Hundreds of bonds are affected nationwide because of a change in rating methodology, including nearly 80 municipal and government bonds in Indiana.

At the same time, Moody’s upgraded the city’s county option income tax bond rating while downgrading the lease risk, which involves leasing a project between the city and another city entity.

One of the bonds that will carry the lowered Moody’s rating is the Lease Rental Revenue Bonds of 2005, which helped fund The Center for the Performing Arts and includes The Palladium.  Part of the reason for the downgrade is because Moody’s said The Palladium is “less essential to municipal operations.”

Loren Matthes, a principal at H.J. Umbaugh and Associates, which provides financial advice to the City of Carmel, said the downgrade has nothing to do with Carmel’s credit.
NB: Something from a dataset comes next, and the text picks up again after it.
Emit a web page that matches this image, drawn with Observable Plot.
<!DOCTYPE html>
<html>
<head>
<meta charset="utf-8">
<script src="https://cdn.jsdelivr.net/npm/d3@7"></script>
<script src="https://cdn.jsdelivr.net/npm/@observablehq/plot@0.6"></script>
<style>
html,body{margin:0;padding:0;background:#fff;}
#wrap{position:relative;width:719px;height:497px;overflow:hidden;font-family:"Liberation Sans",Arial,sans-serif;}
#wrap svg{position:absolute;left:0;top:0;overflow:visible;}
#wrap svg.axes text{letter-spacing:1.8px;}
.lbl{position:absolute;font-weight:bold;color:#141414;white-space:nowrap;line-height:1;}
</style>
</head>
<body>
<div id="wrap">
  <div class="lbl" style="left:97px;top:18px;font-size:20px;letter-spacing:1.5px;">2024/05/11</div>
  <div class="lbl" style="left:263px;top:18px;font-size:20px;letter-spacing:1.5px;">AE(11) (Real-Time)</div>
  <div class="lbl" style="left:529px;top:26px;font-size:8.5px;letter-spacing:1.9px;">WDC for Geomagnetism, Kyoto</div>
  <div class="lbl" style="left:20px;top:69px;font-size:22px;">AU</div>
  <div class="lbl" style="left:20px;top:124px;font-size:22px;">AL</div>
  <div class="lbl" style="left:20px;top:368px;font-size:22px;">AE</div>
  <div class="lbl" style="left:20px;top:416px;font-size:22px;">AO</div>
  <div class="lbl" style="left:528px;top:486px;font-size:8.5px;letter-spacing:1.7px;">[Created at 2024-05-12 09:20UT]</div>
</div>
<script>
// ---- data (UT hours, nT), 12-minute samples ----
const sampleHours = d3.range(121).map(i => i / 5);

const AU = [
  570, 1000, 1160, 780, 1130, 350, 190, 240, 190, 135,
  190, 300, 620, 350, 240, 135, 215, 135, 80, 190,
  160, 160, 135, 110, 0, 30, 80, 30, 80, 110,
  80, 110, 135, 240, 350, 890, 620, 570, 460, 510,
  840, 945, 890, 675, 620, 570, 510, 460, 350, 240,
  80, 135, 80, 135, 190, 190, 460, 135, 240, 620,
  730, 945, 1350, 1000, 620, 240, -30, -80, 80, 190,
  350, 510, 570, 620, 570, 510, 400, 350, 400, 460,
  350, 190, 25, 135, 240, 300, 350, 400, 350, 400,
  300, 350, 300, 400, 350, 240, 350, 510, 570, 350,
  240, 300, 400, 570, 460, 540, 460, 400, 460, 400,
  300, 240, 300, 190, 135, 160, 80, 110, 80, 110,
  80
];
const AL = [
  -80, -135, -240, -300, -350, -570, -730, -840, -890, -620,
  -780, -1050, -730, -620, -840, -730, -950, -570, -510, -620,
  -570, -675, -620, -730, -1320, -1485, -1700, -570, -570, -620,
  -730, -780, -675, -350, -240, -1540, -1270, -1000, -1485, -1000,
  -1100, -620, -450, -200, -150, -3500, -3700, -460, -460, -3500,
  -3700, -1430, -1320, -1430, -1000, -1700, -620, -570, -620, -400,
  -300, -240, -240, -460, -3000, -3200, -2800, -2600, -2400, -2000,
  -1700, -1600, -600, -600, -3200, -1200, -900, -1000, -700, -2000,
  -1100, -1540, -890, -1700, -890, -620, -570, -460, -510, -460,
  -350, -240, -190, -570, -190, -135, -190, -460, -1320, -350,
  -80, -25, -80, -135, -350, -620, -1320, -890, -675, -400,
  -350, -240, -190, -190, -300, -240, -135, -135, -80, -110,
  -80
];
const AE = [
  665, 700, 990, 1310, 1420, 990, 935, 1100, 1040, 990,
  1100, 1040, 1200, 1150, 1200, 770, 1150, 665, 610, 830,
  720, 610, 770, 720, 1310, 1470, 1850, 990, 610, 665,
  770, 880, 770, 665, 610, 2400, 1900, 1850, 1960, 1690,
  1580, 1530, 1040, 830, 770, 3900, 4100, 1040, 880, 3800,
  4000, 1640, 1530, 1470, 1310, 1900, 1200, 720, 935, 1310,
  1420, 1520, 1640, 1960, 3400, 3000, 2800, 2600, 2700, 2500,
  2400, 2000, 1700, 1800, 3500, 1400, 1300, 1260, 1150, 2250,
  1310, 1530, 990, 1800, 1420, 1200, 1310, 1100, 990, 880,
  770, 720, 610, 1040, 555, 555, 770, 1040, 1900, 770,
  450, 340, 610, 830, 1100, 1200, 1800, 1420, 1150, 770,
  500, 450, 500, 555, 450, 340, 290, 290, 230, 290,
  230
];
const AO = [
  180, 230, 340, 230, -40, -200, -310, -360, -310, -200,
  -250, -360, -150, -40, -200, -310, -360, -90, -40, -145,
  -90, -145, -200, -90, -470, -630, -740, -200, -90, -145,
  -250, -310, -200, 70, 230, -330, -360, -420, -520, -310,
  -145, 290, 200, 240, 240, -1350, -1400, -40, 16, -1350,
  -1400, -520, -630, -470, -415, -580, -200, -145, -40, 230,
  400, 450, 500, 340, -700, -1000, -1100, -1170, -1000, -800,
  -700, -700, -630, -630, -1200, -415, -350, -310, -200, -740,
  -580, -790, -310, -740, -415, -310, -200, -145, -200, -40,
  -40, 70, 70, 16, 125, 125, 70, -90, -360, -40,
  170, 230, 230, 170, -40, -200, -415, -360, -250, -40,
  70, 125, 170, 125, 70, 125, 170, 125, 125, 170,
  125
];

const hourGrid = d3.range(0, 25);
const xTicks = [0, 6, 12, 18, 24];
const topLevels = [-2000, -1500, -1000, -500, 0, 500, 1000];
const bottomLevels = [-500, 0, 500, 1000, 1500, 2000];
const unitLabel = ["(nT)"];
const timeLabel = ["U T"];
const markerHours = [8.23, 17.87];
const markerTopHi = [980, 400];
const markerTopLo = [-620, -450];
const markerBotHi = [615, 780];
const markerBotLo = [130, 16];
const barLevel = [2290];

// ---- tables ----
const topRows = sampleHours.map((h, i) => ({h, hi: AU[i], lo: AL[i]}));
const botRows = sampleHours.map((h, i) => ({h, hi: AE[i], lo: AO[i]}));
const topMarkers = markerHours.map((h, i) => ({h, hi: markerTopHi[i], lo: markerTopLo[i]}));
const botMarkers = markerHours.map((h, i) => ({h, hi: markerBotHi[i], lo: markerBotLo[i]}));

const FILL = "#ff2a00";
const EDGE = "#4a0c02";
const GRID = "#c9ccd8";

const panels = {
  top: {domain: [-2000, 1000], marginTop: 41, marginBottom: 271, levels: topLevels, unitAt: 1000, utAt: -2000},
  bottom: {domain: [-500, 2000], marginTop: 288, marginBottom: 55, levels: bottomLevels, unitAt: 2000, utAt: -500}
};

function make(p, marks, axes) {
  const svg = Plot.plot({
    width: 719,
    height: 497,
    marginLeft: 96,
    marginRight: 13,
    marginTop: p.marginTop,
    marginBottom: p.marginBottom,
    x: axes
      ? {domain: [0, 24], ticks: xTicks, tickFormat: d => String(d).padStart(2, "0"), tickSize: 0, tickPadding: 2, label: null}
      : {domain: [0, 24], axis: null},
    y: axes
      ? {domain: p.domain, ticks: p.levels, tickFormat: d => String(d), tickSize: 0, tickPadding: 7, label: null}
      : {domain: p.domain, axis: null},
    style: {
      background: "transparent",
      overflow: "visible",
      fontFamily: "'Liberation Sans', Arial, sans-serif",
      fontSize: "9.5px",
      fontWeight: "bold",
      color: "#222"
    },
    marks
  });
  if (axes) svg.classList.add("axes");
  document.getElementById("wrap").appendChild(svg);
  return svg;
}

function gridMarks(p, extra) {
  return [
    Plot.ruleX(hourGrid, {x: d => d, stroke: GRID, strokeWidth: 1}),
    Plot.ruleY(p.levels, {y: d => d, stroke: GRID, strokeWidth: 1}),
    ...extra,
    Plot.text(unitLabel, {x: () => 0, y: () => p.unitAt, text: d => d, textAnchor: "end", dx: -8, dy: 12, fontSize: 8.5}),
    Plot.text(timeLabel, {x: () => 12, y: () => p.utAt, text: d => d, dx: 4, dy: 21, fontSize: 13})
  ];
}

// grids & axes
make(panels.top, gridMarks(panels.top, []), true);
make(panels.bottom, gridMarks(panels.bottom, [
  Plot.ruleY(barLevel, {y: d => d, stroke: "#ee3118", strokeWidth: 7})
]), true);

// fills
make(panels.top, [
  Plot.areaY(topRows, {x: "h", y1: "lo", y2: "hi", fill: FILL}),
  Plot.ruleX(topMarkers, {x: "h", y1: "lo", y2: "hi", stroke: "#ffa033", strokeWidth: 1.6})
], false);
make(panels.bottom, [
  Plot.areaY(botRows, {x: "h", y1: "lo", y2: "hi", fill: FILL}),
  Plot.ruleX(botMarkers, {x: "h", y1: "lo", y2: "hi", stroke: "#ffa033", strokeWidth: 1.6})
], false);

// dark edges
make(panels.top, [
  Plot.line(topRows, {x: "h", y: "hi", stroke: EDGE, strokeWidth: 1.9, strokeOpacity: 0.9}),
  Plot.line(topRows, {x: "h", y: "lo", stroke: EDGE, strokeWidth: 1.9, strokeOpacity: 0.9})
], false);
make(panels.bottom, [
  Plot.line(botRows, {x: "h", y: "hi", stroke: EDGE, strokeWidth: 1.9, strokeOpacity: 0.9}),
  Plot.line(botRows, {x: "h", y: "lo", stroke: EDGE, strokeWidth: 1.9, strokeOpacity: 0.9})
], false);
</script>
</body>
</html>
She said Moody’s doesn’t like the risk associated with “lease debt.”

“All Indiana lease bonds received a downgrade due to Moody’s new rating criteria and ‘newly’ perceived risk of ‘lease’ debt,” she said.

One non-lease bonds issue received an upgrade because the County Option Income Tax rating went up and it is not a lease bond.

Matthes added that Standard and Poor’s Global Ratings continue to rate Carmel property tax debt “AA+” and COIT debt “AA.”

Matthes noted that the rating change cannot change the interest rates on the bonds.

“The bond interest rates were fixed at the time of bond issuance,” she said. “A rating change could only affect the trading of the bonds in the secondary market, which does not affect Carmel.”